Before commencing the moody and melancholy "In the Dark," Barron reminisced about how it was written for a movie starring Ernest Borgnine. It was his first foray into writing music for film. Barron said: "I was well paid, but it went straight to video. And when I watched it, it had been cut." Barron's lyrical piano was buttressed by bass and brushwork, and Stephens offered a meditative solo.

"Pocono's Delight," a tune by Kitagawa "dedicated to his terrier," followed and featured vibrant sax and trumpet solos followed by bass. The up-tempo bop of "DPW," a tribute to Barron's Brooklyn neighborhood of Ditmas Park West (and also a tune from Concentric Circles) was up next, featuring trumpet and sax solos. A rambunctious drum solo by Blake was met with wild applause.

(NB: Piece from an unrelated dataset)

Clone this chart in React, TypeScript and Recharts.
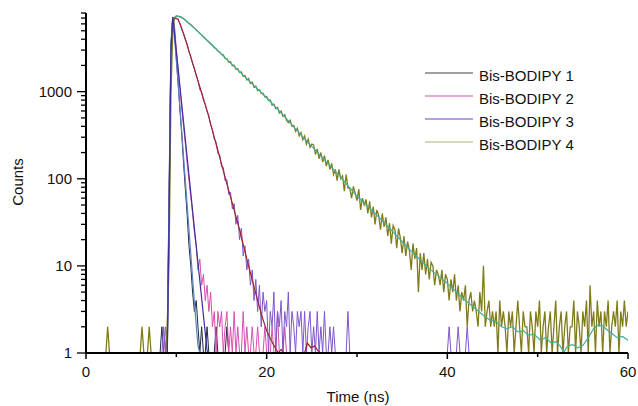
import { LineChart, Line, XAxis, YAxis, Legend } from 'recharts'

const STEP = 0.2 // ns per channel in the sampled decays
const FONT = 'Arial, "Liberation Sans", sans-serif'

// Bis-BODIPY 1 counts, starting at 8.0 ns
const S1_START = 8.0
const S1_COUNTS = [
  1, 1, 2, 1, 1, 2, 80, 3600, 7200, 5200,
  2400, 1250, 620, 320, 150, 75, 38, 17, 10, 5,
  3, 4, 2, 1, 2, 1, 1, 2, 1, 1,
  1, 1, 2, 1, 1, 1, 1, 1, 2, 1,
  1,
]

// Bis-BODIPY 2 counts, starting at 8.0 ns
const S2_START = 8.0
const S2_COUNTS = [
  1, 1, 1, 1, 2, 1, 50, 3200, 7200, 5600,
  3100, 1800, 1100, 640, 400, 250, 150, 95, 62, 40,
  24, 17, 9, 12, 6, 8, 4, 6, 3, 5,
  2, 3, 1, 3, 2, 3, 1, 2, 3, 1,
  2, 1, 3, 1, 2, 1, 1, 3, 1, 2,
  1, 1, 2, 1, 1, 2, 1, 1, 1, 2,
  1, 1, 1, 2, 1, 1, 3, 1, 1, 1,
  2, 1, 1, 1, 1, 1,
]

// Bis-BODIPY 3 counts, starting at 8.0 ns
const S3_START = 8.0
const S3_COUNTS = [
  1, 1, 1, 2, 1, 1, 40, 2500, 6500, 7200,
  7050, 6650, 6050, 5150, 4650, 3950, 3550, 2870, 2530, 2120,
  1850, 1520, 1330, 1050, 980, 800, 720, 590, 530, 410,
  370, 285, 265, 195, 190, 138, 135, 95, 98, 66,
  70, 45, 52, 30, 38, 20, 27, 13, 17, 9,
  12, 6, 9, 4, 7, 3, 6, 2, 5, 3,
  4, 1, 3, 2, 5, 1, 3, 2, 4, 1,
  3, 2, 5, 1, 3, 2, 1, 3, 2, 3,
  1, 3, 1, 2, 3, 1, 2, 1, 3, 1,
  2, 1, 3, 1, 1, 2, 1, 2, 1, 1,
  1, 1, 1, 1, 1, 3, 1, 1, 1, 1,
  1, 1, 1, 1, 1, 1, 1, 1, 1, 1,
  1, 1, 1, 1, 1, 1, 1, 1, 1, 1,
  1, 1, 1, 1, 1, 1, 1, 1, 1, 1,
  1, 1, 1, 1, 1, 1, 1, 1, 1, 1,
  1, 1, 1, 1, 1, 1, 1, 1, 1, 1,
  1, 2, 1, 1, 1, 1, 2, 1, 1, 1,
  1, 2, 1, 1, 1, 1,
]

// Bis-BODIPY 4 counts, starting at 0 ns
const S4_START = 0
const S4_COUNTS = [
  1, 1, 1, 1, 1, 1, 1, 1, 1, 1,
  1, 1, 2, 1, 1, 1, 1, 1, 1, 1,
  1, 1, 1, 1, 1, 1, 1, 1, 1, 1,
  1, 2, 1, 1, 1, 2, 1, 1, 1, 1,
  1, 1, 1, 1, 1, 2,
  12, 900, 4800, 7000, 7400, 7330, 7240, 7080, 6920, 6610,
  6330, 6080, 5910, 5600, 5390, 5110, 4920, 4660, 4490, 4250,
  4090, 3870, 3740, 3530, 3410, 3220, 3110, 2930, 2840, 2670,
  2650, 2400, 2390, 2180, 2200, 1990, 2010, 1810, 1830, 1660,
  1690, 1500, 1530, 1360, 1410, 1240, 1290, 1130, 1160, 1030,
  1050, 950, 960, 870, 880, 790, 800, 700, 720, 640,
  660, 570, 600, 520, 545, 470, 440, 470, 400, 410,
  350, 380, 310, 340, 280, 310, 250, 285, 230, 250,
  245, 190, 220, 170, 200, 155, 185, 140, 165, 128,
  150, 112, 128, 95, 128, 100, 108, 72, 112, 78,
  78, 60, 82, 68, 56, 76, 44, 60, 50, 58,
  40, 55, 36, 48, 30, 44, 38, 26, 40, 28,
  36, 22, 31, 18, 29, 26, 16, 27, 21, 14,
  22, 13, 19, 15, 9, 18, 12, 16, 5, 14,
  9, 14, 8, 12, 7, 11, 10, 6, 9, 8,
  6, 9, 5, 8, 7, 4, 7, 5, 8, 4,
  6, 3, 5, 4, 6, 2, 4, 5, 3, 4,
  3, 2, 5, 3, 10, 2, 3, 4, 2, 3,
  2, 3, 1, 4, 2, 3, 2, 1, 3, 2,
  3, 1, 2, 4, 2, 1, 3, 2, 2, 1,
  3, 2, 1, 3, 2, 4, 1, 2, 3, 1,
  2, 3, 1, 2, 4, 1, 2, 3, 1, 2,
  3, 1, 2, 2, 4, 1, 3, 2, 1, 3,
  2, 4, 1, 6, 2, 3, 1, 4, 2, 3,
  1, 3, 2, 4, 1, 2, 3, 2, 4, 1,
  3, 2, 4, 2, 3,
]

// fitted decays
const FIT1_T = [9.0, 9.2, 9.4, 9.6, 10.0, 10.5, 11.0, 11.5, 12.0, 12.4, 12.6]
const FIT1_Y = [1, 60, 3000, 7200, 2300, 480, 95, 19, 3.8, 1.2, 1]

const FIT2_T = [9.0, 9.2, 9.4, 9.6, 10.0, 10.5, 11.0, 11.5, 12.0, 12.5, 13.0, 13.4, 13.5]
const FIT2_Y = [1, 40, 2800, 7200, 2900, 900, 280, 87, 27, 8.5, 2.7, 1.07, 1]

const FIT3_T = [9.8, 10.2, 10.6, 11, 11.5, 12, 12.5, 13, 13.5, 14, 14.5, 15, 15.5, 16, 16.5, 17, 17.5, 18, 18.5, 19, 19.5, 20, 20.5, 21, 21.3, 21.6, 21.9, 24.2, 24.5, 24.9, 25.3, 25.7, 26]
const FIT3_Y = [7000, 6800, 5300, 4000, 2700, 1820, 1230, 830, 560, 355, 230, 148, 95, 62, 40, 26, 16, 10, 6.3, 4.0, 2.6, 1.8, 1.4, 1.12, 1, 1.1, 1, 1, 1.3, 1.15, 1.2, 1.05, 1]

const FIT4_T = [9.8, 10.0, 10.5, 11, 12, 13, 14, 16, 18, 20, 22, 24, 26, 28, 30, 32, 34, 36, 38, 40, 42, 43, 44, 44.7, 45.4, 46, 46.6, 47.2, 47.8, 48.4, 49, 49.6, 50.3, 50.9, 51.5, 52, 52.5, 52.9, 53.3, 53.9, 54.4, 55, 55.6, 56.2, 56.7, 57.2, 57.8, 58.3, 58.8, 59.4, 60]
const FIT4_Y = [7000, 7400, 7300, 6600, 5370, 4270, 3390, 2140, 1350, 851, 513, 302, 182, 110, 63, 40, 24.5, 14.8, 9.3, 6.3, 4.0, 3.3, 2.7, 2.4, 2.3, 2.0, 1.9, 2.0, 1.75, 1.8, 1.6, 1.65, 1.4, 1.5, 1.3, 1.35, 1.2, 1.02, 1.2, 1.25, 1.15, 1.22, 1.5, 1.9, 2.1, 2.05, 1.8, 1.65, 1.5, 1.55, 1.4]

const SERIES_NAMES = ['Bis-BODIPY 1', 'Bis-BODIPY 2', 'Bis-BODIPY 3', 'Bis-BODIPY 4']
const DATA_COLORS = ['#1f2a44', '#d94fb0', '#7f55cc', '#807c1a']
const DATA_WIDTHS = [1, 1, 1, 1.3]
const LEGEND_COLORS = ['#808080', '#e08cc8', '#9a80e0', '#c8c8a0']
const FIT_COLORS = ['#5b84c6', '#3d2e9c', '#a0202c', '#3fb0a6']

const X_TICKS = [0, 10, 20, 30, 40, 50, 60]
const X_LABELS = [0, 20, 40, 60]
const Y_TICKS = [1, 2, 3, 4, 5, 6, 7, 8, 9, 10, 20, 30, 40, 50, 60, 70, 80, 90, 100, 200, 300, 400, 500, 600, 700, 800, 900, 1000, 2000, 3000, 4000, 5000, 6000, 7000, 8000]
const Y_LABELS = [1, 10, 100, 1000]

const sampled = (start: number, counts: number[]) =>
  counts.map((v, i) => ({ t: +(start + i * STEP).toFixed(2), v }))
const paired = (ts: number[], ys: number[]) => ts.map((t, i) => ({ t, v: ys[i] }))

const DECAYS = [
  sampled(S1_START, S1_COUNTS),
  sampled(S2_START, S2_COUNTS),
  sampled(S3_START, S3_COUNTS),
  sampled(S4_START, S4_COUNTS),
]
const FITS = [
  paired(FIT1_T, FIT1_Y),
  paired(FIT2_T, FIT2_Y),
  paired(FIT3_T, FIT3_Y),
  paired(FIT4_T, FIT4_Y),
]

const YTick = ({ x, y, payload }: any) => {
  const major = Y_LABELS.includes(payload.value)
  return (
    <g>
      <line x1={x} x2={x - (major ? 9 : 5)} y1={y} y2={y} stroke="#000" strokeWidth={1.3} />
      {major && (
        <text x={x - 14} y={y + 5} textAnchor="end" fontSize={15} fontFamily={FONT} fill="#111">
          {payload.value}
        </text>
      )}
    </g>
  )
}

const XTick = ({ x, y, payload }: any) => {
  const major = X_LABELS.includes(payload.value)
  return (
    <g>
      <line x1={x} x2={x} y1={y} y2={y + (major ? 6 : 4)} stroke="#000" strokeWidth={1.5} />
      {major && (
        <text x={x} y={y + 24} textAnchor="middle" fontSize={15} fontFamily={FONT} fill="#111">
          {payload.value}
        </text>
      )}
    </g>
  )
}

const LegendBox = () => (
  <svg width={210} height={95} style={{ display: 'block' }}>
    {SERIES_NAMES.map((name, i) => (
      <g key={name}>
        <line x1={0} x2={48} y1={13 + i * 23} y2={13 + i * 23} stroke={LEGEND_COLORS[i]} strokeWidth={1.5} />
        <text x={54} y={21 + i * 23} fontSize={15} fontFamily={FONT} fill="#111">
          {name}
        </text>
      </g>
    ))}
  </svg>
)

export default function App() {
  return (
    <div style={{ position: 'absolute', left: 0, top: 0, background: '#fff' }}>
      <LineChart width={638} height={406} margin={{ top: 13, right: 10, bottom: 23, left: 0 }}>
        <XAxis
          type="number"
          dataKey="t"
          domain={[0, 60]}
          ticks={X_TICKS}
          interval={0}
          allowDataOverflow
          height={30}
          tickSize={0}
          tickMargin={0}
          tickLine={false}
          tick={<XTick />}
          axisLine={{ stroke: '#000', strokeWidth: 2 }}
          label={() => (
            <text x={358} y={402} textAnchor="middle" fontSize={15} fontFamily={FONT} fill="#111">
              Time (ns)
            </text>
          )}
        />
        <YAxis
          scale="log"
          domain={[1, 8000]}
          ticks={Y_TICKS}
          interval={0}
          allowDataOverflow
          width={86}
          tickSize={0}
          tickMargin={0}
          tickLine={false}
          tick={<YTick />}
          axisLine={{ stroke: '#000', strokeWidth: 2 }}
          label={() => (
            <text x={23} y={182} transform="rotate(-90 23 182)" textAnchor="middle" fontSize={15} fontFamily={FONT} fill="#111">
              Counts
            </text>
          )}
        />
        <Legend
          layout="vertical"
          align="center"
          verticalAlign="middle"
          content={() => <LegendBox />}
          wrapperStyle={{ left: 425, top: 60, width: 210, height: 95 }}
        />
        {DECAYS.map((rows, i) => (
          <Line
            key={SERIES_NAMES[i]}
            data={rows}
            dataKey="v"
            name={SERIES_NAMES[i]}
            type="linear"
            stroke={DATA_COLORS[i]}
            strokeWidth={DATA_WIDTHS[i]}
            dot={false}
            isAnimationActive={false}
          />
        ))}
        {FITS.map((rows, i) => (
          <Line
            key={`fit-${i}`}
            data={rows}
            dataKey="v"
            name={`Fit ${i + 1}`}
            legendType="none"
            type="linear"
            stroke={FIT_COLORS[i]}
            strokeWidth={1.2}
            dot={false}
            isAnimationActive={false}
          />
        ))}
      </LineChart>
    </div>
  )
}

The beautiful Barron composition "Baile" was followed by the lovely "There Will Never Be Another You," which featured a Barron solo along with a lovely Rodriguez solo on flugelhorn and Stephens on tenor who embarked on a tuneful tandem as it concluded. A propulsive "Blue Waters" ended the set. The band returned for a version of Thelonious Monk's "Well You Needn't," featuring solo piano from Barron, wild trumpet from Rodriguez, and an extended drum solo from Blake.

Saturday saw "Brazilian Explorations," a mellow mix of Brazilian tunes fronted by the wonderful flutist Anne Drummond. Barron's granddaughter Nikara Warren's vibraphone added lush ornamentation to the mix. John Patitucci and Rafael Barata, who are on Barron's recording Kenny Barron & the Brazilian Knights (Sunnyside, 2013), commanded the bottom on electric bass and drums respectively, while Valtinho Anastacio, who played on Barron's Canta Brasil (Sunnyside, 2022), added percussion.

The set included the Barron-penned "Sonia Braga," "Clouds" and "Phantoms," as well as a tune by Brazilian jazz guitarist Romero Lumbambo dedicated to Lumbambo's father.

The finale on Sunday afternoon saw a completely new crew of musicians on stage. The exception was bassist Patitucci, who switched to acoustic bass for the occasion. Billed as a session of improvised music, Barron aphorized "whatever happens happens" and "it is what it is" before the ensemble set sail into uncharted territories.

Steering the ship with her vocals, ornate hand gestures, and mastery of the qin (an ancient Chinese string instrument similar to a Japanese koto) was Jen Shyu. Shyu, voted "Rising Star Female Vocalist" by the 2017 Downbeat Critics Poll, was born and raised in Peoria, Illinois to Taiwanese and East Timorese immigrant parents. Shyu's duet with Tyshawn Sorey made the list for The New York Times' Best Live Jazz Performances of 2017, and she has also received many other honors and recognition, She has produced eight recordings on her own label, Autumn Geese Recording, and her bio relates that "she speaks 10 languages and has studied traditional music and dance in Cuba, Taiwan, Brazil, China, South Korea, East Timor and Indonesia." Doubtlessly many of these influences have worked their way into her hand gestures, choice of instruments, and her extraordinary, sometimes otherworldly vocals.

Her bare feet arched with her qin on her lap, Shyu plunged in, as drummer Lesley Mok joined on brushes. Shyu palmed her qin, conjuring up a sustained groove which was then followed by an aural pastiche. More than 40 minutes in, Patitucci took an elegant solo before the group downsized to trio (piano, bass, and drums) format, creating a different groove. An hour in, Barron took a solo before Shyu's vocals, Patitucci's bass and Mok's drums joined the mix, as did trombonist Kalia Vandever, before the improvised musical brew ended after 90 minutes. Then fans' impatient wait for the next Barron residency commenced.